A morte anunciada da Cosac Naify
Do catálogo cheio de boa ficção, boa teoria e livros de arte primorosos, tudo o que foi publicado pela editora poderia figurar nas estantes dos que amam livros.
Era uma prática comum no departamento: alguém via o anúncio de descontos da Cosac Naify e corria pelas baias avisando os demais. Aguardávamos o horário em que as vendas se iniciavam, depois aguardávamos os pacotes gordinhos chegarem em casa, depois levávamos os livros pro trabalho pra cheirá-los juntos, depois comentávamos sobre o dia em que chegasse nossa aposentadoria, quando finalmente poderíamos ler aquele tijolo do Dickens, todo o Vila-Matas e os russos. Os Zambra, devorávamos como banquetes.

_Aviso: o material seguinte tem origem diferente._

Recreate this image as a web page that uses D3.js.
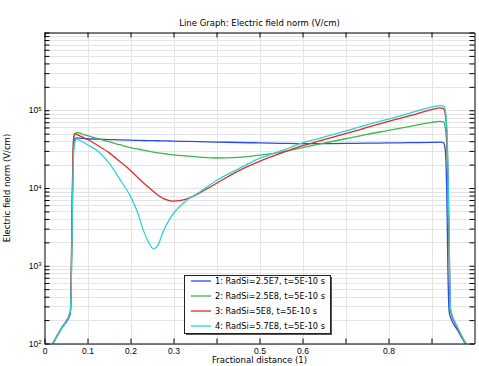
<!DOCTYPE html>
<html>
<head>
<meta charset="utf-8">
<script src="https://cdn.jsdelivr.net/npm/d3@7"></script>
<style>
  body { margin: 0; background: #fff; }
  svg { display: block; font-family: "DejaVu Sans", sans-serif; }
  .axis path, .axis line { stroke: #000; }
  .axis text { font-size: 8.5px; fill: #000; }
</style>
</head>
<body>
<svg id="chart" width="479" height="366"></svg>
<script>
// fractional distance, shared by all four curves
var xs = [0.0195, 0.04, 0.06, 0.062, 0.064, 0.066, 0.068, 0.071, 0.075, 0.08,
          0.1, 0.125, 0.15, 0.175, 0.2, 0.215, 0.23, 0.242, 0.2535, 0.265, 0.277, 0.29, 0.3, 0.33, 0.36,
          0.4, 0.45, 0.5, 0.55, 0.6, 0.65, 0.7, 0.75, 0.8, 0.85, 0.9,
          0.92, 0.928, 0.932, 0.936, 0.938, 0.941, 0.944, 0.96, 0.982];

var fieldRad25e7 = [100, 158, 240, 500, 3000, 1.5e4, 3.6e4, 4.3e4, 4.4e4, 4.38e4,
                    4.3e4, 4.25e4, 4.2e4, 4.15e4, 4.12e4, 4.1e4, 4.08e4, 4.07e4, 4.06e4, 4.05e4, 4.04e4, 4.02e4, 4.0e4, 3.97e4, 3.94e4,
                    3.9e4, 3.85e4, 3.8e4, 3.76e4, 3.72e4, 3.72e4, 3.74e4, 3.77e4, 3.8e4, 3.83e4, 3.86e4,
                    3.88e4, 3.8e4, 3.1e4, 6000, 1000, 260, 220, 150, 92];

var fieldRad25e8 = [100, 160, 250, 600, 4000, 2e4, 4.2e4, 5.0e4, 5.2e4, 5.1e4,
                    4.7e4, 4.3e4, 3.95e4, 3.6e4, 3.3e4, 3.18e4, 3.07e4, 2.98e4, 2.9e4, 2.83e4, 2.77e4, 2.71e4, 2.67e4, 2.58e4, 2.5e4,
                    2.43e4, 2.47e4, 2.65e4, 2.9e4, 3.3e4, 3.78e4, 4.3e4, 4.9e4, 5.5e4, 6.2e4, 7.0e4,
                    7.2e4, 7.1e4, 6.0e4, 3.0e4, 1.2e4, 1500, 270, 160, 95];

var fieldRad5e8 = [100, 160, 250, 700, 5000, 2.5e4, 4.5e4, 5.05e4, 4.9e4, 4.75e4,
                   4.2e4, 3.5e4, 2.85e4, 2.2e4, 1.68e4, 1.4e4, 1.17e4, 1.02e4, 9.0e3, 8.0e3, 7.3e3, 6.9e3, 6.78e3, 7.2e3, 8.6e3,
                   1.15e4, 1.65e4, 2.2e4, 2.8e4, 3.5e4, 4.2e4, 5.0e4, 6.0e4, 7.2e4, 8.5e4, 1.02e5,
                   1.07e5, 1.05e5, 9.0e4, 4.5e4, 1.8e4, 2000, 270, 160, 95];

var fieldRad57e8 = [100, 160, 255, 500, 2500, 1.2e4, 3.0e4, 4.0e4, 4.3e4, 4.15e4,
                    3.6e4, 2.95e4, 2.1e4, 1.3e4, 7.8e3, 5.1e3, 2.85e3, 2.0e3, 1.65e3, 1.9e3, 2.85e3, 3.9e3, 4.7e3, 6.9e3, 8.8e3,
                    1.25e4, 1.75e4, 2.4e4, 3.0e4, 3.8e4, 4.5e4, 5.4e4, 6.5e4, 7.7e4, 9.2e4, 1.1e5,
                    1.15e5, 1.14e5, 1.0e5, 5.5e4, 2.2e4, 2500, 280, 165, 95];

var seriesNames = ["1: RadSi=2.5E7, t=5E-10 s", "2: RadSi=2.5E8, t=5E-10 s",
                   "3: RadSi=5E8, t=5E-10 s", "4: RadSi=5.7E8, t=5E-10 s"];
var seriesColors = ["#2a4de2", "#3cb94a", "#dc2b2b", "#2bd3d6"];

var xTicks = [0, 0.1, 0.2, 0.3, 0.4, 0.5, 0.6, 0.7, 0.8, 0.9];
var xTickLabels = ["0", "0.1", "0.2", "0.3", "", "0.5", "0.6", "", "0.8", ""];
var yDecades = [2, 3, 4, 5];

var series = [fieldRad25e7, fieldRad25e8, fieldRad5e8, fieldRad57e8];

var svg = d3.select("#chart");
// note: "top" is taken by window.top, so use plot* names
var plotL = 44.5, plotR = 474.5, plotT = 32.5, plotB = 343.5;

var x = d3.scaleLinear().domain([0, 1]).range([plotL, plotR]);
var y = d3.scaleLog().domain([1e2, 1e6]).range([plotB, plotT]);

// log ticks: decades plus 2..9 minors
var yTicks = [];
for (var d = 2; d < 6; d++) {
  for (var m = 1; m < 10; m++) yTicks.push(m * Math.pow(10, d));
}
yTicks.push(1e6);

// grid
var grid = svg.append("g").attr("stroke", "#e4e4e4").attr("stroke-width", 1);
grid.selectAll("line.h").data(yTicks).enter().append("line")
  .attr("x1", plotL).attr("x2", plotR)
  .attr("y1", function(v) { return Math.round(y(v)) + 0.5; })
  .attr("y2", function(v) { return Math.round(y(v)) + 0.5; });
grid.selectAll("line.v").data(xTicks.slice(1)).enter().append("line")
  .attr("y1", plotT).attr("y2", plotB)
  .attr("x1", function(v) { return Math.round(x(v)) + 0.5; })
  .attr("x2", function(v) { return Math.round(x(v)) + 0.5; });

svg.append("clipPath").attr("id", "plotclip").append("rect")
  .attr("x", plotL).attr("y", plotT).attr("width", plotR - plotL).attr("height", plotB - plotT);

var line = d3.line()
  .x(function(p) { return x(p[0]); })
  .y(function(p) { return y(p[1]); })
  .curve(d3.curveMonotoneX);

svg.append("g").attr("clip-path", "url(#plotclip)")
  .selectAll("path").data(series).enter().append("path")
  .attr("fill", "none")
  .attr("stroke", function(s, i) { return seriesColors[i]; })
  .attr("stroke-width", 1.3)
  .attr("d", function(s) { return line(xs.map(function(xv, i) { return [xv, s[i]]; })); });

function isDecade(v) {
  var l = Math.log10(v);
  return Math.abs(l - Math.round(l)) < 1e-9 && yDecades.indexOf(Math.round(l)) >= 0;
}

// axes, ticks point inward
var xAxisB = d3.axisBottom(x).tickValues(xTicks).tickSizeInner(-5).tickSizeOuter(0).tickPadding(4)
  .tickFormat(function(v, i) { return xTickLabels[i]; });
var xAxisT = d3.axisTop(x).tickValues(xTicks).tickSizeInner(-5).tickSizeOuter(0).tickFormat("");
var yAxisL = d3.axisLeft(y).tickValues(yTicks).tickSizeInner(-5).tickSizeOuter(0).tickPadding(3)
  .tickFormat(function(v) { return isDecade(v) ? String(v) : ""; });
var yAxisR = d3.axisRight(y).tickValues(yTicks).tickSizeInner(-5).tickSizeOuter(0).tickFormat("");

svg.append("g").attr("class", "axis").attr("transform", "translate(0," + plotB + ")").call(xAxisB);
svg.append("g").attr("class", "axis").attr("transform", "translate(0," + plotT + ")").call(xAxisT);
var gy = svg.append("g").attr("class", "axis").attr("transform", "translate(" + plotL + ",0)").call(yAxisL);
svg.append("g").attr("class", "axis").attr("transform", "translate(" + plotR + ",0)").call(yAxisR);

// 10^n labels with superscript
gy.selectAll(".tick text").each(function(v) {
  var t = d3.select(this);
  if (!t.text()) return;
  var p = Math.round(Math.log10(v));
  t.text("");
  t.append("tspan").text("10");
  t.append("tspan").attr("dy", "-0.45em").attr("font-size", "6px").text(p);
});

svg.append("text").attr("x", (plotL + plotR) / 2).attr("y", 26)
  .attr("text-anchor", "middle").attr("font-size", "8.5px").text("Line Graph: Electric field norm (V/cm)");
svg.append("text").attr("x", (plotL + plotR) / 2).attr("y", 363)
  .attr("text-anchor", "middle").attr("font-size", "8.5px").text("Fractional distance (1)");
svg.append("text").attr("transform", "translate(10," + (plotT + plotB) / 2 + ") rotate(-90)")
  .attr("text-anchor", "middle").attr("font-size", "8.5px").text("Electric field norm (V/cm)");

// legend
var lg = svg.append("g").attr("transform", "translate(184,275)");
lg.append("rect").attr("x", 2).attr("y", 2).attr("width", 146).attr("height", 58).attr("fill", "#555");
lg.append("rect").attr("x", 0.5).attr("y", 0.5).attr("width", 146).attr("height", 58)
  .attr("fill", "#fff").attr("stroke", "#222");
var rows = lg.selectAll("g.row").data(seriesNames).enter().append("g")
  .attr("transform", function(n, i) { return "translate(0," + (6 + i * 15) + ")"; });
rows.append("line").attr("x1", 7).attr("x2", 27).attr("y1", 0).attr("y2", 0)
  .attr("stroke", function(n, i) { return seriesColors[i]; }).attr("stroke-width", 1.3);
rows.append("text").attr("x", 31).attr("y", 3).attr("font-size", "8.2px").text(function(n) { return n; });
</script>
</body>
</html>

Creio que todo editor um dia sonhou trabalhar na Cosac, assim como todo leitor um dia xingou a edição de Bartleby deles. Ninguém nunca engoliu aquele “Acho melhor não” em vez do “Prefiro não fazer” de outras traduções, e a brincadeira de ter que cortar as folhas perdeu a graça logo na terceira página. Sem contar que o livro mofava toda semana. Outro alvo de reclamações era uma edição do Henry James, de páginas e tipografias cinzas e prateadas, o que tornava a leitura um suplício. Mas fora esses — ou a eventual dificuldade de se manter um Faulkner inteiramente aberto — os livros da Cosac costumam ser como doces numa vitrine: impecáveis e deliciosos.

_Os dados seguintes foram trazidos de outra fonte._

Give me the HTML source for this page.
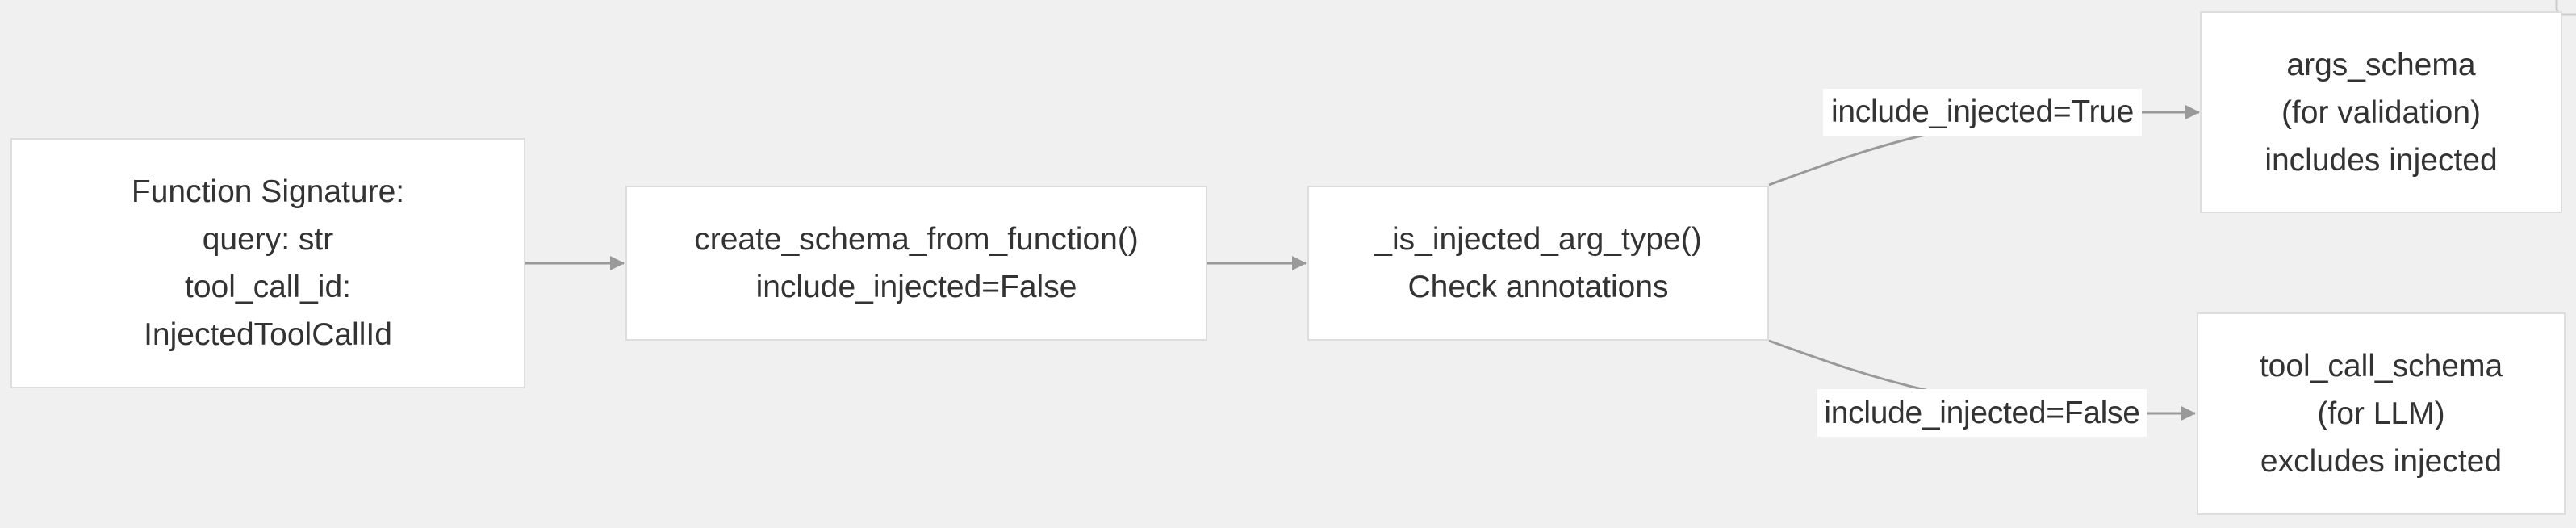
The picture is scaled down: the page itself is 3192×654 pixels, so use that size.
<!DOCTYPE html>
<html><head><meta charset="utf-8"><style>
html,body{margin:0;padding:0;background:#f0f0f0;}
body{width:3192px;height:654px;position:relative;overflow:hidden;font-family:"Liberation Sans",sans-serif;color:#333;}
.n{position:absolute;background:#fff;border:2px solid #ddd;box-sizing:border-box;display:flex;align-items:center;justify-content:center;text-align:center;font-size:39px;line-height:59px;}
.l{position:absolute;background:#fff;display:flex;align-items:center;justify-content:center;font-size:39px;white-space:nowrap;letter-spacing:-0.3px;}
svg{position:absolute;left:0;top:0;}
</style></head><body>
<svg width="3192" height="654">
<defs><marker id="a" markerWidth="18" markerHeight="18" refX="17" refY="9" orient="auto" markerUnits="userSpaceOnUse"><path d="M0,0 L18,9 L0,18 z" fill="#999"/></marker></defs>
<g stroke="#999" stroke-width="3" fill="none">
<path d="M651,326 L773,326" marker-end="url(#a)"/>
<path d="M1496,326 L1618,326" marker-end="url(#a)"/>
<path d="M2192,229 C2260,204 2320,182 2390,166"/>
<path d="M2654,139 L2725,139" marker-end="url(#a)"/>
<path d="M2192,422 C2260,447 2320,468 2390,484"/>
<path d="M2660,512 L2720,512" marker-end="url(#a)"/>
</g>
<rect x="3168" y="-20" width="40" height="38" rx="8" fill="none" stroke="#ccc" stroke-width="3"/>
</svg>
<div class="n" style="left:13px;top:171px;width:638px;height:310px;">Function Signature:<br>query: str<br>tool_call_id:<br>InjectedToolCallId</div>
<div class="n" style="left:775px;top:230px;width:721px;height:192px;">create_schema_from_function()<br>include_injected=False</div>
<div class="n" style="left:1620px;top:230px;width:572px;height:192px;">_is_injected_arg_type()<br>Check annotations</div>
<div class="n" style="left:2726px;top:14px;width:449px;height:250px;">args_schema<br>(for validation)<br>includes injected</div>
<div class="n" style="left:2722px;top:387px;width:457px;height:251px;">tool_call_schema<br>(for LLM)<br>excludes injected</div>
<div class="l" style="left:2259px;top:110px;width:395px;height:58px;">include_injected=True</div>
<div class="l" style="left:2252px;top:482px;width:408px;height:59px;">include_injected=False</div>
</body></html>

Do catálogo cheio de boa ficção, boa teoria e livros de arte primorosos, tudo o que foi publicado pela Cosac poderia figurar nas estantes de nós que amamos livros. Essa semana deparei com um texto que levanta algumas questões sobre ebooks — ao contrário do que a maioria do público leitor em geral pensa, os digitais não são a causa das dificuldades do mercado editorial brasileiro — e sua estagnação em vendas mundo afora. Dentre os argumentos para se tentar mapear os problemas, a diagramação “feia” e monótona era uma delas. O texto faz um paralelo entre música digital e seu consumo e os livros virtuais. É claro que os livros físicos podem eventualmente ser superados, como tantos outros suportes já o foram, mas por enquanto o hábito de leitura ainda está bastante atrelado a um formato e um conforto que os livros de papel oferecem. Isso faz com que a notícia do encerramento das atividades da Cosac pese ainda mais pra quem tem um certo fetiche estético. Se lá em cima eu disse que editores têm essa mania de cheirar livros, imagine que somos capazes de implicar e/ou nos deleitar com uma infinidade de detalhes que nos fariam parecer tarados. Talvez sejamos.
2015 foi um ano ruim para as editoras brasileiras, que sem a venda para os programas de leitura do governo (ou melhor, dos governos, em 3 esferas) viram seus lucros despencarem, e botaram uma porção de nós na fila do FGTS. O anúncio do fim da Cosac se espalhou como antes se fazia o burburinho dos descontos, mas com mais um desânimo e mais um buraco no caminho. Ainda que fossem favas contadas, os milionários à frente do negócio por anos pareceram inabaláveis, quase como mecenas contemporâneos. Conto pelo menos 3 anos comprando livros com até 70% de desconto. A tristeza agora é saber que em breve não os compraremos por preço nenhum. Entre suspiros e mensagens de lamento, ficamos todos nós, sonhadores da terceira idade literária, meio Bartlebys, olhando pra um muro cinzento e sem graça, com aquela música do John Lennon ao fundo: “The dream is over.”
obs. Via Twitter, funcionários da Cosac Naify, e/ou pessoas próximas a eles desmentem a afirmativa de Charles Cosac ao Estadão, de que teria comunicado sua decisão de encerrar as atividades aos seus empregados. Ao que tudo indica, os mesmos receberam a notícia através da matéria no jornal. Tão deprimente quanto o fechamento da editora é essa política sistemática de desrespeito aos funcionários.